If Firefly‘s Kaylee had her way and the show didn’t end prematurely, it would have ended up like this.
Joss Whedon’s Firefly will always and forever be an example of what happens to good television when it’s handled poorly. Episodes were aired irregularly and out of order, and the show was canceled after one season even though it’s one of the best sci-fi shows ever. Jewel Staite, who played Kaylee, has her own ideas of where she would have taken Firefly if it had continued into multiple seasons.
In a celebrity blog on Blastr, Staite says that Firefly would ideally have gone nine seasons and perhaps even gotten a spin-off called Firefly: The Next Generation. She writes:
In my perfect imagination, [Firefly] ends a little something like this: Nine glorious seasons later, Kaylee and Simon have had several beautiful brunette babies, a couple of which have turned out to be crazy geniuses like their Auntie River (Firefly: the Next Generation?), and one who mysteriously looks a lot like Matthew Fox, who became a regular cast member in season six.
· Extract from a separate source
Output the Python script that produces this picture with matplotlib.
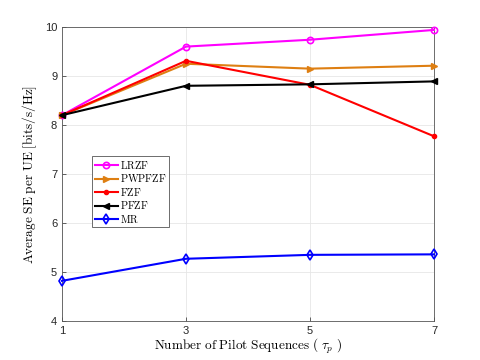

River has finally found her marbles and is now captaining her own ship with her loyal second-in-command, Jayne, who claims that River is the best captain he’s ever known. Saffron is now their mercenary, and Jayne’s lover. And because this is the future and vast discoveries have been made in the world of medicine, Jayne is pregnant with their first child. Inara and Mal finally profess their undying love for each other while Inara is, well, dying in his arms (something gruesome, lotsa blood), and Mal finally realizes that life is short. And promptly confesses his (other) undying love to Zoe. And she promptly punches him in the face.
I don’t care about any alternate endings that fan-fiction has come up with, a pregnant Jayne is possibly the best idea I’ve ever heard of for the show. And no incredibly lovable key characters seem to die in Staite’s version of the Firefly future either, not that that happens in the actual series or anything.
The mention of a Next Generation-style Firefly show is interesting, and anything’s possible, so maybe Whedon will offer such a thing to Firefly fans in the future. Something new has to come out of the show’s cult-hit status someday, right?